──────── Data shown

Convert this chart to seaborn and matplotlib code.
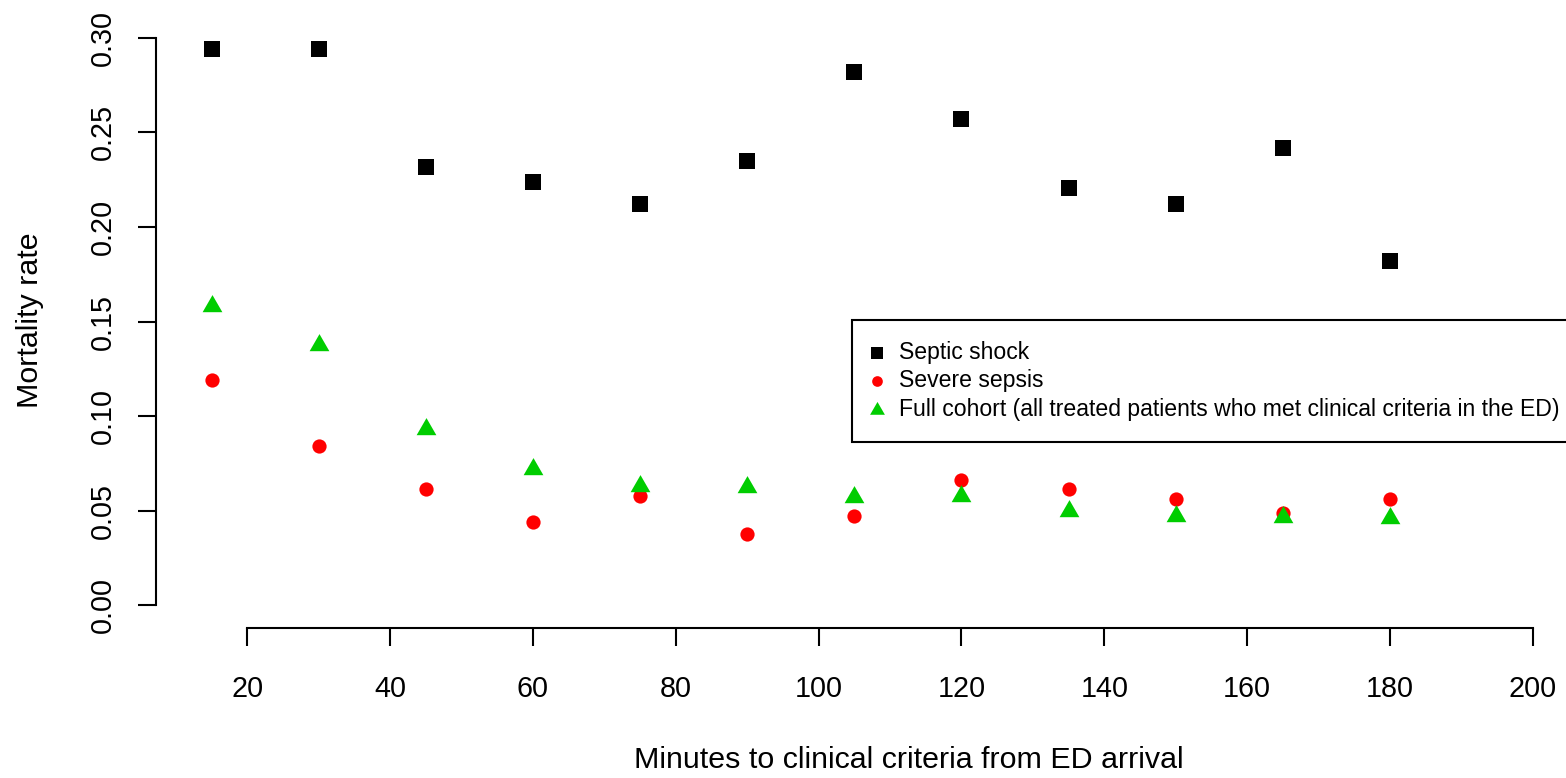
import numpy as np
import pandas as pd
import matplotlib
matplotlib.use("Agg")
import matplotlib.pyplot as plt
import seaborn as sns

minutes = [15, 30, 45, 60, 75, 90, 105, 120, 135, 150, 165, 180]
septic_shock = [0.294, 0.294, 0.2315, 0.2236, 0.212, 0.2347, 0.282, 0.257, 0.2204, 0.212, 0.2416, 0.182]
severe_sepsis = [0.119, 0.084, 0.0616, 0.044, 0.058, 0.0377, 0.047, 0.0664, 0.0616, 0.0563, 0.049, 0.0563]
full_cohort = [0.158, 0.1375, 0.093, 0.072, 0.063, 0.0627, 0.057, 0.058, 0.050, 0.047, 0.0467, 0.046]
series_names = ["Septic shock", "Severe sepsis",
                "Full cohort (all treated patients who met clinical criteria in the ED)"]
x_ticks = [20, 40, 60, 80, 100, 120, 140, 160, 180, 200]
y_ticks = [0.00, 0.05, 0.10, 0.15, 0.20, 0.25, 0.30]

sns.set_style("white")
plt.rcParams['font.family'] = ['Liberation Sans', 'DejaVu Sans']
plt.rcParams['text.color'] = 'black'
plt.rcParams['axes.labelcolor'] = 'black'

W, H = 1566, 778
fig = plt.figure(figsize=(W / 100, H / 100), dpi=100)
left_px, right_px, top_px, bottom_px = 155.8, 1660.0, 15.0, 628.0
ax = fig.add_axes([left_px / W, (H - bottom_px) / H,
                   (right_px - left_px) / W, (bottom_px - top_px) / H])

tri = [(-1, -0.577), (1, -0.577), (0, 1.155)]
styles = [
    (septic_shock, "black", "s", 135),
    (severe_sepsis, "#FF0000", "o", 105),
    (full_cohort, "#00CD00", tri, 270),
]
for name, (vals, col, mk, sz) in zip(series_names, styles):
    df = pd.DataFrame({"x": minutes, "y": vals})
    sns.scatterplot(data=df, x="x", y="y", ax=ax, color=col, marker=mk, s=sz,
                    linewidth=0, label=name, legend=False)

ax.set_xlim(7.2, 217.8)
ax.set_ylim(-0.012, 0.312)

for s in ["top", "right"]:
    ax.spines[s].set_visible(False)
for s in ["left", "bottom"]:
    ax.spines[s].set_linewidth(1.5)
    ax.spines[s].set_color("black")
ax.spines["left"].set_bounds(0, 0.30)
ax.spines["bottom"].set_bounds(20, 200)

ax.set_xticks(x_ticks)
ax.set_xticklabels([str(t) for t in x_ticks])
ax.set_yticks(y_ticks)
ax.set_yticklabels([f"{t:.2f}" for t in y_ticks], rotation=90, va="center")
ax.tick_params(axis="both", direction="out", length=13, width=1.5, color="black",
               labelsize=20.7, labelcolor="black", left=True, bottom=True)
ax.tick_params(axis="y", pad=15)
ax.tick_params(axis="x", pad=21)

ax.set_xlabel("Minutes to clinical criteria from ED arrival", fontsize=21.9,
              va="center", ha="center")
ax.set_ylabel("Mortality rate", fontsize=21.9, va="center", ha="center")
axw = right_px - left_px
axh = bottom_px - top_px
ax.xaxis.set_label_coords((909 - left_px) / axw, (bottom_px - 760) / axh)
ax.yaxis.set_label_coords((30 - left_px) / axw, (bottom_px - 320) / axh)

handles = ax.collections[:3]
leg = ax.legend(handles=handles, labels=series_names, loc="upper left",
                bbox_to_anchor=(852 / W, 1 - 320 / H), bbox_transform=fig.transFigure,
                fontsize=16.6, frameon=True, fancybox=False, shadow=False,
                borderpad=0.9, labelspacing=0.24, handlelength=0.35,
                handletextpad=0.8, borderaxespad=0, markerscale=0.75)
leg.get_frame().set_edgecolor("black")
leg.get_frame().set_linewidth(1.5)
leg.get_frame().set_alpha(1)

fig.savefig("out.png", dpi=100)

────────────────

Write out the listing word for word, omitting the pictures it holds.

Exercise solution:
Convert this chart to seaborn and matplotlib code.
import numpy as np
import pandas as pd
import matplotlib
matplotlib.use("Agg")
import matplotlib.pyplot as plt
import seaborn as sns

minutes = [15, 30, 45, 60, 75, 90, 105, 120, 135, 150, 165, 180]
septic_shock = [0.294, 0.294, 0.2315, 0.2236, 0.212, 0.2347, 0.282, 0.257, 0.2204, 0.212, 0.2416, 0.182]
severe_sepsis = [0.119, 0.084, 0.0616, 0.044, 0.058, 0.0377, 0.047, 0.0664, 0.0616, 0.0563, 0.049, 0.0563]
full_cohort = [0.158, 0.1375, 0.093, 0.072, 0.063, 0.0627, 0.057, 0.058, 0.050, 0.047, 0.0467, 0.046]
series_names = ["Septic shock", "Severe sepsis",
                "Full cohort (all treated patients who met clinical criteria in the ED)"]
x_ticks = [20, 40, 60, 80, 100, 120, 140, 160, 180, 200]
y_ticks = [0.00, 0.05, 0.10, 0.15, 0.20, 0.25, 0.30]

sns.set_style("white")
plt.rcParams['font.family'] = ['Liberation Sans', 'DejaVu Sans']
plt.rcParams['text.color'] = 'black'
plt.rcParams['axes.labelcolor'] = 'black'

W, H = 1566, 778
fig = plt.figure(figsize=(W / 100, H / 100), dpi=100)
left_px, right_px, top_px, bottom_px = 155.8, 1660.0, 15.0, 628.0
ax = fig.add_axes([left_px / W, (H - bottom_px) / H,
                   (right_px - left_px) / W, (bottom_px - top_px) / H])

tri = [(-1, -0.577), (1, -0.577), (0, 1.155)]
styles = [
    (septic_shock, "black", "s", 135),
    (severe_sepsis, "#FF0000", "o", 105),
    (full_cohort, "#00CD00", tri, 270),
]
for name, (vals, col, mk, sz) in zip(series_names, styles):
    df = pd.DataFrame({"x": minutes, "y": vals})
    sns.scatterplot(data=df, x="x", y="y", ax=ax, color=col, marker=mk, s=sz,
                    linewidth=0, label=name, legend=False)

ax.set_xlim(7.2, 217.8)
ax.set_ylim(-0.012, 0.312)

for s in ["top", "right"]:
    ax.spines[s].set_visible(False)
for s in ["left", "bottom"]:
    ax.spines[s].set_linewidth(1.5)
    ax.spines[s].set_color("black")
ax.spines["left"].set_bounds(0, 0.30)
ax.spines["bottom"].set_bounds(20, 200)

ax.set_xticks(x_ticks)
ax.set_xticklabels([str(t) for t in x_ticks])
ax.set_yticks(y_ticks)
ax.set_yticklabels([f"{t:.2f}" for t in y_ticks], rotation=90, va="center")
ax.tick_params(axis="both", direction="out", length=13, width=1.5, color="black",
               labelsize=20.7, labelcolor="black", left=True, bottom=True)
ax.tick_params(axis="y", pad=15)
ax.tick_params(axis="x", pad=21)

ax.set_xlabel("Minutes to clinical criteria from ED arrival", fontsize=21.9,
              va="center", ha="center")
ax.set_ylabel("Mortality rate", fontsize=21.9, va="center", ha="center")
axw = right_px - left_px
axh = bottom_px - top_px
ax.xaxis.set_label_coords((909 - left_px) / axw, (bottom_px - 760) / axh)
ax.yaxis.set_label_coords((30 - left_px) / axw, (bottom_px - 320) / axh)

handles = ax.collections[:3]
leg = ax.legend(handles=handles, labels=series_names, loc="upper left",
                bbox_to_anchor=(852 / W, 1 - 320 / H), bbox_transform=fig.transFigure,
                fontsize=16.6, frameon=True, fancybox=False, shadow=False,
                borderpad=0.9, labelspacing=0.24, handlelength=0.35,
                handletextpad=0.8, borderaxespad=0, markerscale=0.75)
leg.get_frame().set_edgecolor("black")
leg.get_frame().set_linewidth(1.5)
leg.get_frame().set_alpha(1)

fig.savefig("out.png", dpi=100)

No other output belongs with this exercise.